Repository Folder Structure

.
├── ...
├── notebooks                    
│   ├── Tag_Combinations_M               # M: Top Tag Combinations (Different Dataset's Subsets)
    │   ├── EDA_M.ipynb                   
    │   ├── Baseline_Model_M.ipynb       
    │   ├── LLM_Model_M_16.ipynb         # Batch Size: 16
    │   ├── LLM_Model_M_32.ipynb         # Batch Size: 32
├── src                                  #  Python code of nbs 
|   ├── EDA.py                         
|   ├── Baseline_Model.py                
|   ├── LLM_Model.py
├── images                               #  Images needed
│   ├── stackoverflow.png         
├── README.md                   
├── ...

Experiment Results

EDA			Linear SVC			BERT
Questions	Tag Combinations	Unique Tags	Hamming Loss	Micro-F1	Macro-F1	Hamming Loss	Micro-F1	Macro-F1	Epoch GPU (Batch Size)
33.374	20	16	0.03	0.83	0.81	0.02	0.86	0.85	12 (32)
42.369	35	28	0.02	0.80	0.79	0.01	0.85	0.85	16 (16)
48.505	50	38	0.01	0.79	0.77	0.01	0.84	0.81	18 (16)
62.118	100	74	0.01	0.78	0.70	0.01	0.82	0.70	21 (16)
70.474	150	104	0.01	0.76	0.68	0.01	0.80	0.66	26 (16)
76.766	200	133	MEMORY RAM CRASH

Unfortunately on the experiment procedure, we face RAM issues with 200 Top Tag Combinations, therefore we had to limit ourselves in smaller subsets of original dataset.

Conclusions

• Baseline model is Linear Support Vector Machines and except of its pretty descent performance in all of our experiments, we have to mention that was very time efficient, managing to train in just less than a minute. We need to inspect the broader picture, as this traditional ML model literally in seconds achieves, based on our metrics, very satisfying results. For example, if we concentrate on row with 38 Unique Tags, Linear SVC managed to record Micro-F1 0.79. A significant note is that while number of examples increasing time Linear SVC needs to be trained isn't directly affected, thus from computational perspective it's the absolute winner.

• For a more sophisticated model we opted from HuggingFace library BERT 'bert-base-uncased' model added on top classification head. Our choice is justified by the fact that we have a multilabel classification problem and also BERT is very popular for text classification. For all experiments, BERT consistently outperforms Linear SVC in terms of Hamming Loss, Micro-F1, and Macro-F1 scores, indicating better accuracy in predicting the labels. However, finetuning of BERT required extensive GPU usage the larger the dataset the more minutes each epoch needed.

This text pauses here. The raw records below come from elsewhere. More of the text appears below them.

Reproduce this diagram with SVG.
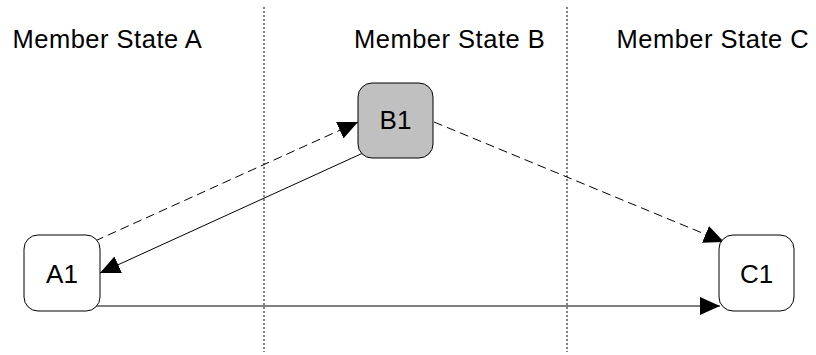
<svg xmlns="http://www.w3.org/2000/svg" width="816" height="355" viewBox="0 0 816 355">
<style>
text{font-family:"Liberation Sans",Arial,sans-serif;fill:#000}
.hdr{font-size:25.5px;letter-spacing:0.5px}
.lbl{font-size:26px;text-anchor:middle}
.box{stroke:#000;stroke-width:1}
.sep{stroke:#000;stroke-width:1;stroke-dasharray:2,2;fill:none}
.ln{stroke:#000;stroke-width:1;fill:none}
.dash{stroke-dasharray:9,5}
</style>
<defs>
<marker id="ah" markerUnits="userSpaceOnUse" markerWidth="20" markerHeight="18" refX="20" refY="9" orient="auto">
<path d="M0,0 L20,9 L0,18 z" fill="#000"/>
</marker>
</defs>
<rect width="816" height="355" fill="#fff"/>
<g id="separators">
<line class="sep" x1="264" y1="7" x2="264" y2="352"/>
<line class="sep" x1="567" y1="7" x2="567" y2="352"/>
</g>
<g id="headers">
<text class="hdr" x="12.5" y="47.5">Member State A</text>
<text class="hdr" x="354" y="47.5">Member State B</text>
<text class="hdr" x="616.5" y="47.5">Member State C</text>
</g>
<g id="connectors">
<line class="ln dash" x1="95" y1="241" x2="358" y2="122" marker-end="url(#ah)"/>
<line class="ln" x1="363" y1="153" x2="100" y2="273" marker-end="url(#ah)"/>
<line class="ln dash" x1="434" y1="122" x2="724" y2="242" marker-end="url(#ah)"/>
<line class="ln" x1="95" y1="306" x2="720" y2="306" marker-end="url(#ah)"/>
</g>
<g id="A1">
<rect class="box" x="24" y="235" width="76" height="76" rx="14" fill="#fff"/>
<text class="lbl" x="62" y="282.5">A1</text>
</g>
<g id="B1">
<rect class="box" x="358" y="83" width="75" height="75" rx="14" fill="#c0c0c0"/>
<text class="lbl" x="395.5" y="128.5">B1</text>
</g>
<g id="C1">
<rect class="box" x="719" y="235" width="75" height="76" rx="14" fill="#fff"/>
<text class="lbl" x="756.5" y="282.5">C1</text>
</g>
</svg>
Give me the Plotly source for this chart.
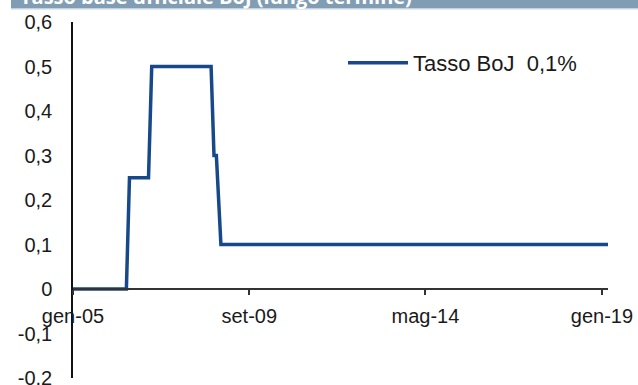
import plotly.graph_objects as go

# ---- data ----
dates = ["2005-01-01", "2006-06-01", "2006-07-01", "2007-01-01", "2007-02-01",
         "2008-08-28", "2008-09-25", "2008-10-18", "2008-12-01", "2019-03-01"]
rates = [0, 0, 0.25, 0.25, 0.5, 0.5, 0.3, 0.3, 0.1, 0.1]
series_name = "Tasso BoJ\u00a0\u00a00,1%"
title_text = "Tasso base ufficiale BoJ (lungo termine)"

x_tickvals = ["2005-01-01", "2009-09-01", "2014-05-01", "2019-01-01"]
x_ticktext = ["gen-05", "set-09", "mag-14", "gen-19"]
y_tickvals = [-0.2, -0.1, 0, 0.1, 0.2, 0.3, 0.4, 0.5, 0.6]
y_ticktext = ["-0,2", "-0,1", "0", "0,1", "0,2", "0,3", "0,4", "0,5", "0,6"]

# ---- layout constants ----
W, H = 638, 385
ML, MR, MT, MB = 73, 30, 22, 7
PW, PH = W - ML - MR, H - MT - MB
YMIN, YMAX = -0.2, 0.6

def px_x(p):
    return (p - ML) / PW

def px_y(p):
    return (H - MB - p) / PH

fig = go.Figure()
fig.add_trace(go.Scatter(
    x=dates, y=rates, mode="lines", name=series_name,
    line=dict(color="#17498a", width=3.5),
))

fig.update_layout(
    width=W, height=H,
    margin=dict(l=ML, r=MR, t=MT, b=MB, autoexpand=False),
    paper_bgcolor="white", plot_bgcolor="white",
    font=dict(family="Liberation Sans, Arial, sans-serif", size=20, color="#1a1a1a"),
    showlegend=True,
    legend=dict(x=px_x(343), y=px_y(63), xanchor="left", yanchor="middle",
                bgcolor="rgba(0,0,0,0)", font=dict(size=22), itemwidth=60),
    xaxis=dict(
        type="date", range=[dates[0], dates[-1]],
        tickvals=x_tickvals, ticktext=x_ticktext,
        showgrid=False, zeroline=False,
        showline=True, linecolor="#333333", linewidth=1.5,
        ticks="outside", ticklen=5, tickwidth=1.5, tickcolor="#333333",
        anchor="free", position=(0 - YMIN) / (YMAX - YMIN),
        tickfont=dict(size=20), ticklabeloverflow="allow", automargin=False,
        ticklabelstandoff=4,
    ),
    yaxis=dict(
        range=[YMIN, YMAX], tickvals=y_tickvals, ticktext=y_ticktext,
        showgrid=False, zeroline=False,
        showline=True, linecolor="#111111", linewidth=1.5,
        ticks="", ticklabelstandoff=15, ticklabeloverflow="allow",
        tickfont=dict(size=20), automargin=False,
    ),
)

# title band at top
fig.add_shape(type="rect", xref="paper", yref="paper",
              x0=px_x(11), x1=px_x(W + 2), y0=px_y(8.5), y1=px_y(-2),
              fillcolor="#809db3", line=dict(width=0), layer="above")
fig.add_shape(type="line", xref="paper", yref="paper",
              x0=px_x(11), x1=px_x(W + 2), y0=px_y(9), y1=px_y(9),
              line=dict(color="#c9d6e0", width=1), layer="above")
fig.add_annotation(text="<b>" + title_text + "</b>", xref="paper", yref="paper",
                   x=px_x(19), y=px_y(6), xanchor="left", yanchor="bottom",
                   showarrow=False, borderpad=0, yshift=-5,
                   font=dict(family="Open Sans, sans-serif", size=20, color="white"))

fig.write_html("out.html")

All in all, it can be concluded that BERT generally outperforms Linear SVC for this classification task. However, it's essential to consider factors such as computational resources and model complexity when choosing between the two approaches.

Future Work

• For sure with plenty of time, just a few epochs more could lead to a bit better results.
• Undoubtedly allocate more time to preprocess and explore further the data.
• Extensive hyperparameter tuning (i.e learning rate, optimizer, dropout).
• Conduct experiments with Sentence Transformers for embeddings.